The second force at work in performance is training. This also includes knowledge and experience. The Navy SEALS have an expression: “Under pressure, people do not rise to the occasion, they sink to their level of training.”

A runner will run a disciplined marathon if they have done the miles. A speaker will capture an audience through hours of rehearsal. Legal counsel will give good advice through extensive study of the law. When the stakes are high people are more likely to underperform if they “wing it.” This phenomenon can be observed in underwhelming speeches, bonking at mile 16 of a marathon, or failure to perform in a leadership role that was attained too soon based on charisma. An engineer might call training the lower control limit (LCL) of performance.
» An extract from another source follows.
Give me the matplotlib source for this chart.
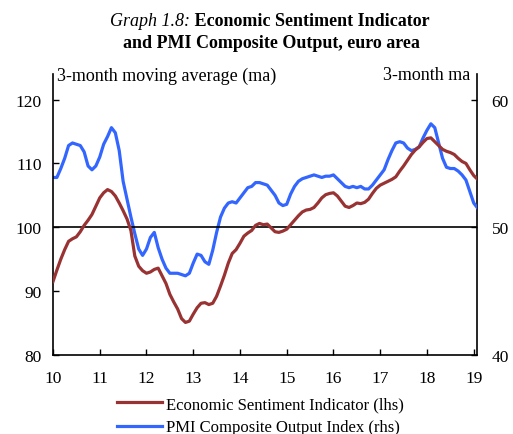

Add the two ideas together, and you get a variation of the Navy SEALS quote: “Under pressure a person will not rise to the occasion, but will sink to the lower of 1) their self-estimation or 2) their training.” A person can improve performance by working on both forces and using them as levers to higher levels of performance.

Putting the Levers into Action:

Mind the gaps. Notice if there is a large gap between self-estimation and training. People with huge gaps where self-estimation is larger than training are either beginners or delusional. People with huge gaps where training and experience dwarf their self-estimation are self-limiting. Think about people you may know with an alphabet soup of degrees and certifications that stay in under-sized jobs.

Raise your vision for yourself. Raise awareness of strengths. Get feedback from others about things in which you excel. Recall times of peak performance. What are the similarities and themes from those moments? Who do you admire? What do you have in common with those you admire? What gets you fired up and excited about achieving?

Raise your training. Invest in yourself every year. Practice your craft. Dedicate yourself to being better at what matters to you. Set goals to practice, refine and improve in a dimension that would impact your life. Higher levels of training are acquired through practice and exposure to opportunities to try new things and learn new concepts.